A repetição torna este disco melhor. Com apenas 33 minutos, até se torna fácil. Muito fácil. Vamos fingir, por um momento, que não estamos na era do CD, do MP3, ou de qualquer outra coisa. Voltámos ao vinil. Este disco disco tem dois lados. Aquilo que vai até "Secretarial", e aquilo que aparece depois. AC Newman abranda um bocado, entram as baladas, todas óptimas, o disco torna-se mais meditativo. "The Cloud Prayer", com o seu refrão "But did you, didn't you ever wonder / Maybe if you were under your own spell? / Thinking it was all she wrote, thinking it was all she wrote / Thinking it was all the words ever written" é a canção mais calma, uma balada quase comovedora, ao som de um piano, duma guitarra acústica, e depois de uma melodia de trompete. Mas não se torna chata, não, nunca; graças à bateria, ainda se mantém dançável. Porque este é um disco para dançar. Ao ouvi-lo, aparece uma imagem de alguém, sozinho no quarto, depois de toda a gente ter saído de casa, a pegar na rodela preta e a pô-la no gira-discos. Ainda quase não passou tempo nenhum, e já é impossível parar de se abanar. Não dá mesmo. Isso não vai acontecer, mas continua a ser bom sonhar.

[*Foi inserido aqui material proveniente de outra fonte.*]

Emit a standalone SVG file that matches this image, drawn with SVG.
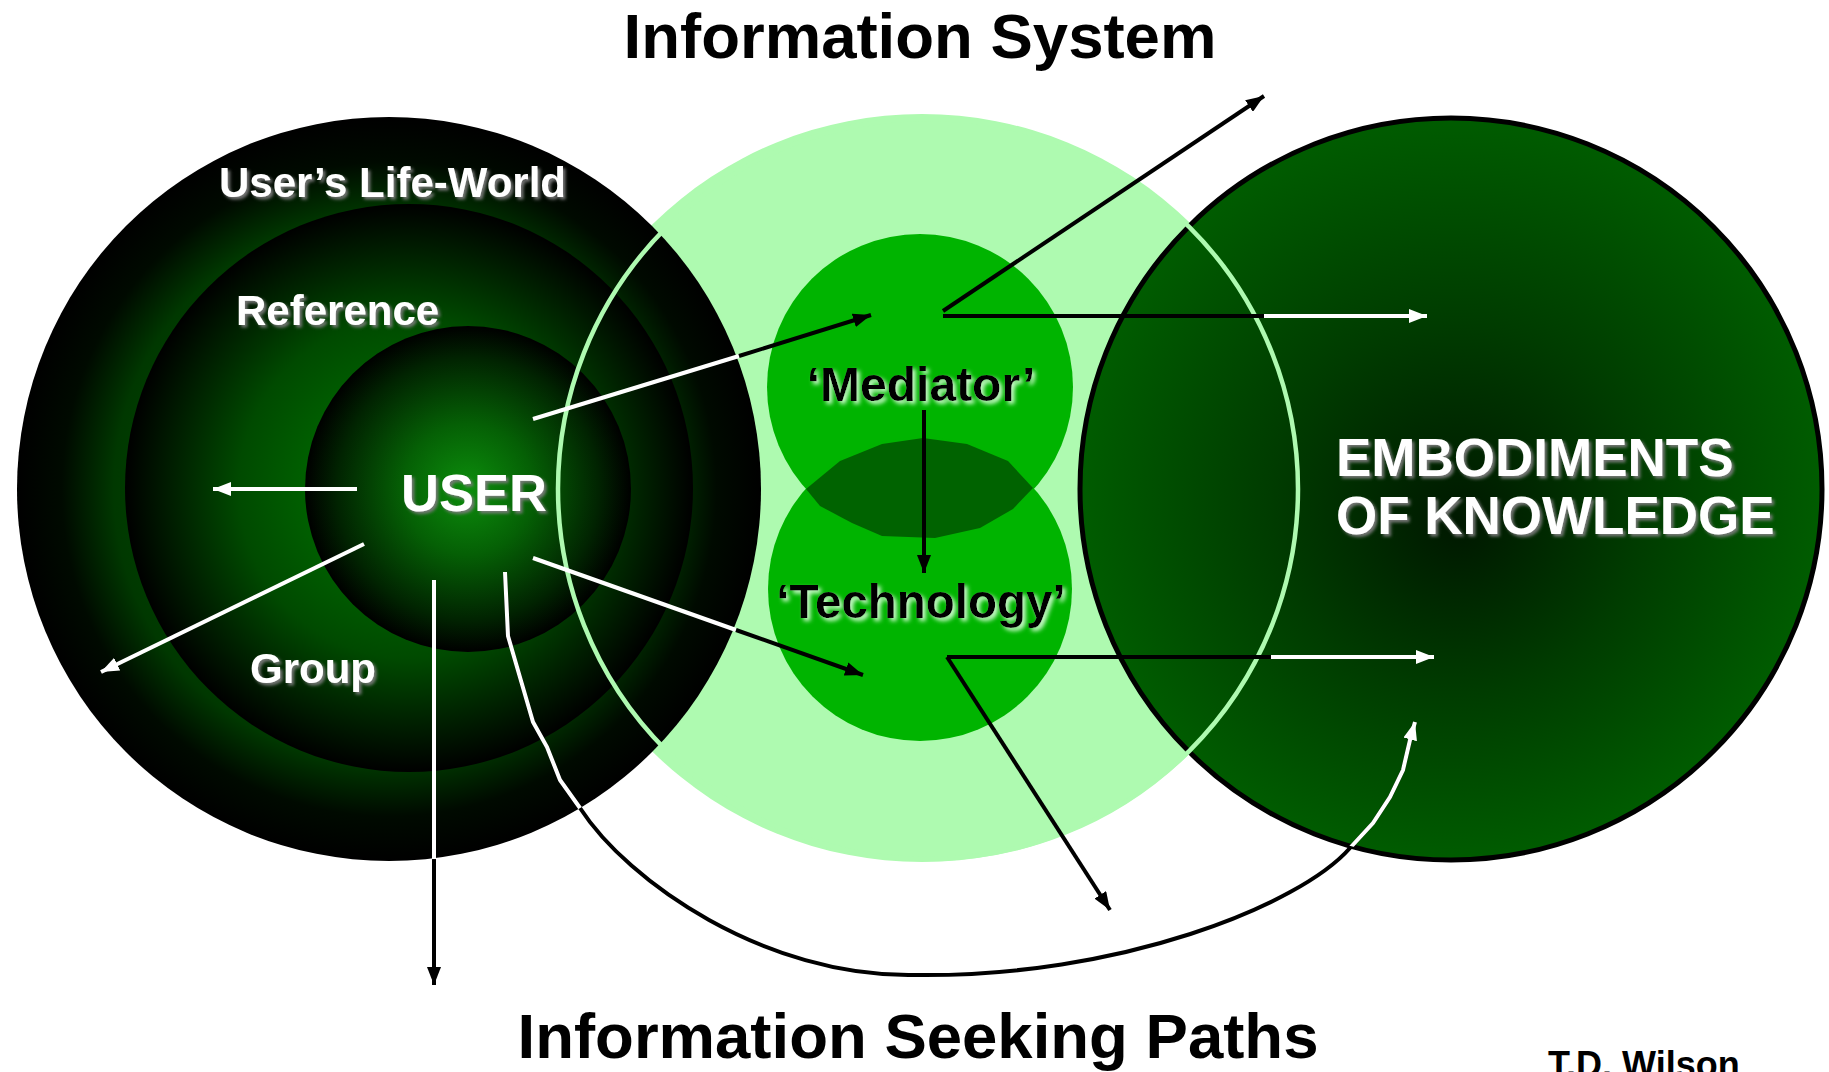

Riffs fabulosos, canções óptimas, arranjos cheios de bom gosto, este é o disco de power pop (último lugar-comum) de 2004. E mais nada. É quase impossível aparecer um melhor. Não sai da cabeça de ninguém que o ouça. É impossível, criminoso até, sair. E o problema é que nem tanta gente assim o vai ouvir. Mas talvez vá. E ainda continua a ser bom sonhar.